Brexit deal to avoid hard Border in North is labelled 'a fairytale'
The deal made between the UK and EU to avoid a hard Border in the North is a "fairytale", an EU source has told the Irish Independent.
Last December, the British government committed to maintaining all EU rules and regulations after Brexit so as to avoid a need for a major customs infrastructure between the North and the Irish State.
However, the UK's affirmation this week that it is to leave the customs union means customs checks between Northern Ireland and the Irish State are now inevitable.
It is a "fairytale to think" there will be no Border posts with the UK outside the customs union, said the EU source.
Only on "another planet" will the UK be able to do free trade agreements with other countries and have different standards without strong border control, they said.
Many EU diplomats, as well as former Taoiseach Bertie Ahern, have said the pledge was a "fudge" designed to move the UK to the next phase in talks.
"The EU knows it, the UK knows it, the Irish know it," the EU source said.
Tánaiste and Foreign Affairs Minister Simon Coveney denied it was a "fudge".
Mr Coveney said it contained "clear commitments" and will be transformed into a legal text along with deals on other issues like EU citizens' rights and UK contributions to the Brussels budget by March.
He was responding to questions from Labour leader Brendan Howlin, who said pro-Brexit ministers in the British government have described as "absolute rubbish" any talk of UK rules being aligned with those of the EU.
"The matters that were negotiated on the Border were very clear," Mr Coveney added.
Meanwhile, disarray and a failed attempt by the London government to outline its ambition for an EU-UK relationship post-Brexit is causing major jitters in Dublin.
"The more time passes without clarity the more concerning it gets," an Irish source told the Irish Independent.
The UK cabinet's Brexit sub-committee as spent the week talking about the Northern Irish issue, among other Brexit items.
But most of the discussion has resulted in rancour and further rumours of a heave against Prime Minister Theresa May.
David Davis, the Brexit secretary, also accused Brussels of "discourtesy" and "bad faith" after it published its conditions for a two-year transitional period after the UK officially leaves the EU.
"It remains to be seen what will emerge from the UK cabinet", but it is "critical" it spells out in legal detail the commitments made in December, an Irish official close to the situation said.
A Brexit impact assessment, conducted by the British, indicated that Northern Ireland's GDP will fall by up to 12pc if a UK-EU post-Brexit deal is not done.
The Taoiseach has warned that "time is running out", given the UK is set to exit next year.
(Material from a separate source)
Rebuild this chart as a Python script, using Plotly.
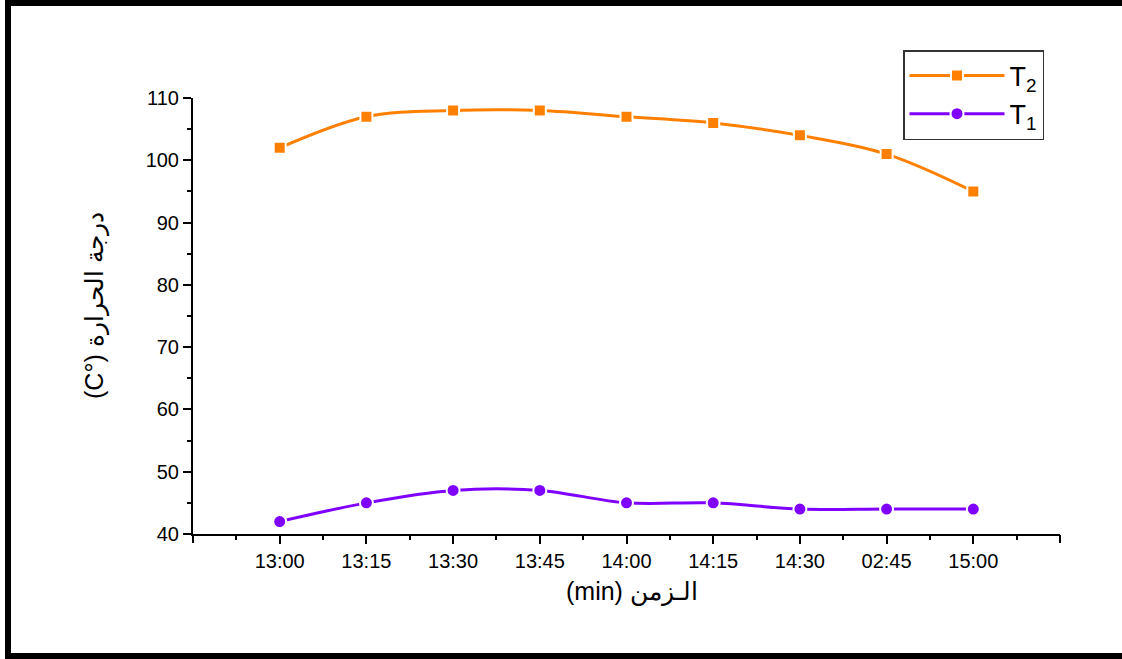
import plotly.graph_objects as go

# ---- data ----
time_labels = ["13:00", "13:15", "13:30", "13:45", "14:00", "14:15", "14:30", "02:45", "15:00"]
t2_values = [102, 107, 108, 108, 107, 106, 104, 101, 95]
t1_values = [42, 45, 47, 47, 45, 45, 44, 44, 44]
y_tick_values = [40, 50, 60, 70, 80, 90, 100, 110]

x_pos = list(range(1, len(time_labels) + 1))
x_end = len(time_labels) + 1
x_minor = [v + 0.5 for v in range(0, len(time_labels) + 1)]
y_minor = [v + 5 for v in y_tick_values[:-1]]

ORANGE = "#FF8000"
PURPLE = "#8000FF"
FONT = "Liberation Sans, Arial, sans-serif"

fig = go.Figure()
fig.add_trace(go.Scatter(
    x=x_pos, y=t2_values, mode="lines+markers", name="T<sub>2</sub>",
    line=dict(color=ORANGE, width=3, shape="spline", smoothing=1),
    marker=dict(symbol="square", size=12, color=ORANGE, line=dict(color="white", width=2)),
))
fig.add_trace(go.Scatter(
    x=x_pos, y=t1_values, mode="lines+markers", name="T<sub>1</sub>",
    line=dict(color=PURPLE, width=3, shape="spline", smoothing=1),
    marker=dict(symbol="circle", size=13, color=PURPLE, line=dict(color="white", width=2)),
))

L, R, T, B = 193, 62, 98, 125
W, H = 1122, 659
pw = W - L - R
ph = H - T - B

def px_x(px):
    return (px - L) / pw

def px_y(py):
    return (H - B - py) / ph

fig.update_layout(
    width=W, height=H, autosize=False,
    margin=dict(l=L, r=R, t=T, b=B, pad=0),
    paper_bgcolor="white", plot_bgcolor="white",
    font=dict(family=FONT, color="black"),
    showlegend=True,
    legend=dict(
        x=px_x(903), y=px_y(50), xanchor="left", yanchor="top",
        bordercolor="#333333", borderwidth=1.5, bgcolor="white",
        font=dict(size=27, family=FONT), itemwidth=95, tracegroupgap=0,
    ),
    xaxis=dict(
        range=[0, x_end], tickmode="array", tickvals=x_pos, ticktext=time_labels,
        showgrid=False, zeroline=False, showline=True, linecolor="black", linewidth=2,
        ticks="outside", ticklen=8, tickwidth=2, tickcolor="black",
        tickfont=dict(size=20, family=FONT),
        minor=dict(tickmode="array", tickvals=x_minor, ticks="outside", ticklen=4, tickwidth=2, tickcolor="black", showgrid=False),
    ),
    xaxis2=dict(
        overlaying="x", side="bottom", anchor="y", range=[0, x_end], tickmode="array", tickvals=[0, x_end],
        showticklabels=False, showgrid=False, zeroline=False, showline=False,
        ticks="outside", ticklen=8, tickwidth=2, tickcolor="black",
    ),
    yaxis=dict(
        range=[40, 110], tickmode="array", tickvals=y_tick_values,
        showgrid=False, zeroline=False, showline=True, linecolor="black", linewidth=2,
        ticks="outside", ticklen=8, tickwidth=2, tickcolor="black",
        tickfont=dict(size=20, family=FONT),
        minor=dict(tickmode="array", tickvals=y_minor, ticks="outside", ticklen=4, tickwidth=2, tickcolor="black", showgrid=False),
    ),
    annotations=[
        dict(text="(min) الـزمن", xref="paper", yref="paper", x=px_x(632), y=px_y(592),
             xanchor="center", yanchor="middle", showarrow=False, font=dict(size=25, family=FONT)),
        dict(text="(C°) درجة الحرارة", xref="paper", yref="paper", x=px_x(95), y=px_y(306),
             xanchor="center", yanchor="middle", textangle=-90, showarrow=False, font=dict(size=25, family=FONT)),
    ],
    shapes=[
        dict(type="rect", xref="paper", yref="paper", x0=px_x(8), x1=px_x(1140), y0=px_y(656), y1=px_y(3),
             line=dict(color="black", width=6), fillcolor="rgba(0,0,0,0)", layer="below"),
    ],
)

# invisible helper trace so the end-tick axis is drawn
fig.add_trace(go.Scatter(x=[], y=[], xaxis="x2", showlegend=False, hoverinfo="skip"))

fig.write_html("out.html")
Leo Varadkar, who is in Vienna meeting with Austrian Chancellor Sebastian Kurz, said: "I am not losing patience but time is running out.
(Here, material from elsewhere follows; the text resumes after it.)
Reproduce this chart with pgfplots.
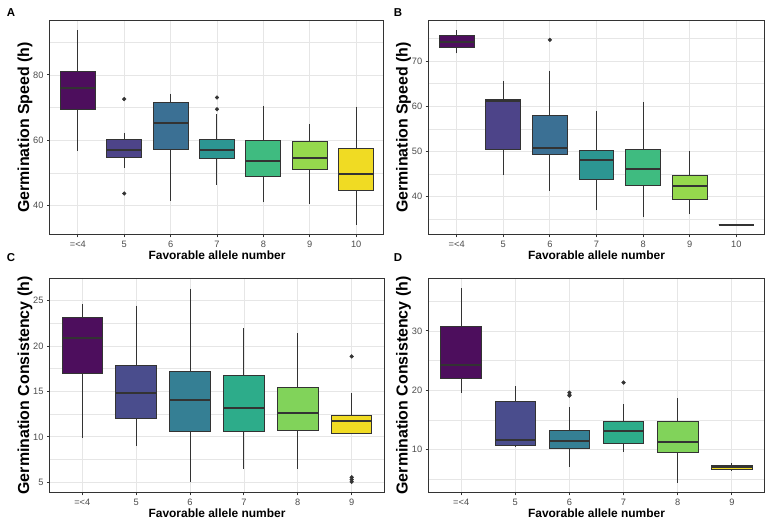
\documentclass[border=0pt]{standalone}
\usepackage{pgfplots}
\pgfplotsset{compat=1.18}
\usepackage{pgfplotstable}
\usepgfplotslibrary{statistics}
\usepackage{fontspec}
\setmainfont{Liberation Sans}

\definecolor{gB}{HTML}{333333}
\definecolor{tickc}{HTML}{4D4D4D}
\definecolor{gridc}{HTML}{E6E6E6}
% viridis 7
\definecolor{sa1}{HTML}{440154}\colorlet{a1}{sa1!95!white}
\definecolor{sa2}{HTML}{443A83}\colorlet{a2}{sa2!95!white}
\definecolor{sa3}{HTML}{31688E}\colorlet{a3}{sa3!95!white}
\definecolor{sa4}{HTML}{21908C}\colorlet{a4}{sa4!95!white}
\definecolor{sa5}{HTML}{35B779}\colorlet{a5}{sa5!95!white}
\definecolor{sa6}{HTML}{8FD744}\colorlet{a6}{sa6!95!white}
\definecolor{sa7}{HTML}{FDE725}\colorlet{a7}{sa7!95!black}
% viridis 6
\definecolor{sc1}{HTML}{440154}\colorlet{c1}{sc1!95!white}
\definecolor{sc2}{HTML}{414487}\colorlet{c2}{sc2!95!white}
\definecolor{sc3}{HTML}{2A788E}\colorlet{c3}{sc3!95!white}
\definecolor{sc4}{HTML}{22A884}\colorlet{c4}{sc4!95!white}
\definecolor{sc5}{HTML}{7AD151}\colorlet{c5}{sc5!95!white}
\definecolor{sc6}{HTML}{FDE725}\colorlet{c6}{sc6!95!black}

% Panel A: germination speed
\pgfplotstableread{
pos lw lq med uq uw
1 56.8 69.5 75.9 81.0 93.6
2 51.6 54.8 56.9 60.3 62.3
3 41.5 57.1 65.2 71.5 74.3
4 46.4 54.5 56.9 60.1 68.0
5 41.0 49.0 53.6 60.0 70.6
6 40.6 51.1 54.6 59.6 65.1
7 34.2 44.5 49.8 57.5 70.3
}\tA
\pgfplotstableread{
x y
2 72.6
2 43.7
4 73.1
4 69.5
}\oA
% Panel B
\pgfplotstableread{
pos lw lq med uq uw
1 71.7 72.9 74.3 75.6 76.8
2 44.7 50.4 61.25 61.5 65.5
3 41.2 49.3 50.8 57.9 67.9
4 36.9 43.7 48.1 50.1 59.0
5 35.4 42.4 46.1 50.3 60.9
6 36.0 39.3 42.2 44.6 50.1
7 33.75 33.75 33.75 33.75 33.75
}\tB
\pgfplotstableread{
x y
3 74.7
}\oB
% Panel C
\pgfplotstableread{
pos lw lq med uq uw
1 9.9 17.0 20.9 23.15 24.6
2 9.0 12.05 14.85 17.8 24.45
3 5.0 10.55 14.05 17.2 26.3
4 6.5 10.6 13.2 16.7 21.95
5 6.5 10.7 12.6 15.4 21.4
6 10.3 10.4 11.7 12.3 14.8
}\tC
\pgfplotstableread{
x y
6 18.85
6 5.55
6 5.3
6 5.05
}\oC
% Panel D
\pgfplotstableread{
pos lw lq med uq uw
1 19.6 22.0 24.2 30.7 37.2
2 10.4 10.7 11.6 18.1 20.7
3 7.1 10.1 11.45 13.2 17.2
4 9.6 11.1 13.1 14.65 17.6
5 4.45 9.55 11.2 14.65 18.7
6 6.35 6.7 7.05 7.4 7.8
}\tD
\pgfplotstableread{
x y
3 19.6
3 19.2
3 19.1
4 21.3
}\oD

\newcommand{\bx}[3]{%
  \pgfplotstablegetelem{#2}{pos}\of#1\let\vpos\pgfplotsretval
  \pgfplotstablegetelem{#2}{lw}\of#1\let\vlw\pgfplotsretval
  \pgfplotstablegetelem{#2}{lq}\of#1\let\vlq\pgfplotsretval
  \pgfplotstablegetelem{#2}{med}\of#1\let\vmed\pgfplotsretval
  \pgfplotstablegetelem{#2}{uq}\of#1\let\vuq\pgfplotsretval
  \pgfplotstablegetelem{#2}{uw}\of#1\let\vuw\pgfplotsretval
  \edef\tmp{\noexpand\addplot[draw=gB, fill=#3, line width=1bp,
    boxplot prepared={draw direction=y, draw position=\vpos, lower whisker=\vlw,
      lower quartile=\vlq, median=\vmed, upper quartile=\vuq, upper whisker=\vuw}] coordinates {};}%
  \tmp}

\pgfplotsset{
  gg/.style={
    scale only axis, height=213.6bp,
    axis line style={draw=gB, line width=1bp},
    tick align=outside, xtick pos=left, ytick pos=left,
    major tick length=3bp, minor tick length=0pt,
    tick style={draw=gB, line width=0.9bp},
    xmajorgrids, ymajorgrids, yminorgrids,
    major grid style={draw=gridc, line width=0.8bp},
    minor grid style={draw=gridc, line width=0.45bp},
    /pgf/number format/assume math mode=true,
    ticklabel style={font=\fontsize{9.3}{10}\selectfont, text=tickc},
    every axis x label/.style={at={(axis description cs:0.5,-0.1)}, anchor=center,
      font=\bfseries\fontsize{12}{14}\selectfont},
    every axis y label/.style={at={(axis description cs:-0.075,0.5)}, anchor=center, rotate=90,
      font=\bfseries\fontsize{16}{18}\selectfont},
    boxplot/draw direction=y,
    boxplot/box extend=0.75,
    boxplot/whisker extend=0,
    boxplot/every median/.style={line width=2bp},
    xlabel={Favorable allele number},
  },
  outl/.style={only marks, mark=*, mark size=1.9bp, draw=gB, fill=gB},
}

\begin{document}
\begin{tikzpicture}
\useasboundingbox (0,0) rectangle (767bp,-519bp);
\fill[white] (0,0) rectangle (767bp,-519bp);

% Panel A
\begin{axis}[gg, at={(50bp,-234.3bp)}, anchor=south west, width=334bp,
  xmin=0.4, xmax=7.6, ymin=31.2, ymax=96.6,
  xtick={1,2,3,4,5,6,7}, xticklabels={{=<4},5,6,7,8,9,10},
  ytick={40,60,80}, minor ytick={50,70,90},
  ylabel={Germination Speed (h)}]
\bx{\tA}{0}{a1}\bx{\tA}{1}{a2}\bx{\tA}{2}{a3}\bx{\tA}{3}{a4}
\bx{\tA}{4}{a5}\bx{\tA}{5}{a6}\bx{\tA}{6}{a7}
\addplot[outl] table[x=x,y=y] {\oA};
\end{axis}

% Panel B
\begin{axis}[gg, at={(428.7bp,-234.3bp)}, anchor=south west, width=335.6bp,
  xmin=0.4, xmax=7.6, ymin=31.6, ymax=78.95,
  xtick={1,2,3,4,5,6,7}, xticklabels={{=<4},5,6,7,8,9,10},
  ytick={40,50,60,70}, minor ytick={35,45,55,65,75},
  ylabel={Germination Speed (h)}]
\bx{\tB}{0}{a1}\bx{\tB}{1}{a2}\bx{\tB}{2}{a3}\bx{\tB}{3}{a4}
\bx{\tB}{4}{a5}\bx{\tB}{5}{a6}\bx{\tB}{6}{a7}
\addplot[outl] table[x=x,y=y] {\oB};
\end{axis}

% Panel C
\begin{axis}[gg, at={(50bp,-492.3bp)}, anchor=south west, width=334bp,
  xmin=0.4, xmax=6.6, ymin=3.9, ymax=27.4,
  xtick={1,2,3,4,5,6}, xticklabels={{=<4},5,6,7,8,9},
  ytick={5,10,15,20,25}, minor ytick={7.5,12.5,17.5,22.5},
  ylabel={Germination Consistency (h)}]
\bx{\tC}{0}{c1}\bx{\tC}{1}{c2}\bx{\tC}{2}{c3}\bx{\tC}{3}{c4}
\bx{\tC}{4}{c5}\bx{\tC}{5}{c6}
\addplot[outl] table[x=x,y=y] {\oC};
\end{axis}

% Panel D
\begin{axis}[gg, at={(428.7bp,-492.3bp)}, anchor=south west, width=335.6bp,
  xmin=0.4, xmax=6.6, ymin=2.8, ymax=38.8,
  xtick={1,2,3,4,5,6}, xticklabels={{=<4},5,6,7,8,9},
  ytick={10,20,30}, minor ytick={5,15,25,35},
  ylabel={Germination Consistency (h)}]
\bx{\tD}{0}{c1}\bx{\tD}{1}{c2}\bx{\tD}{2}{c3}\bx{\tD}{3}{c4}
\bx{\tD}{4}{c5}\bx{\tD}{5}{c6}
\addplot[outl] table[x=x,y=y] {\oD};
\end{axis}

\begin{scope}[every node/.style={font=\bfseries\fontsize{11.5}{12}\selectfont}]
\node at (11bp,-12.7bp) {A};
\node at (398bp,-12.7bp) {B};
\node at (11bp,-258bp) {C};
\node at (398bp,-258bp) {D};
\end{scope}
\end{tikzpicture}
\end{document}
"March 2019 isn't all that far away now." Mr Varadkar said "it's 20 months since the referendum and around two decades since eurosceptics in Britain started seeking one".
"I think at this stage having clarity as to what the UK would like its new relationship to be like would be very welcome.
"But whatever happens, there are two things that we want to see reflected in any withdrawal agreement which is legally binding. First of all the commitments that we have to retain the common travel area... and also that we'll avoid a hard Border between Northern Ireland and the rest of Ireland."
Mr Kurz, the youngest leader in Europe at 31, said: "We will support Ireland because it is in all our interests to find a solution to this delicate issue."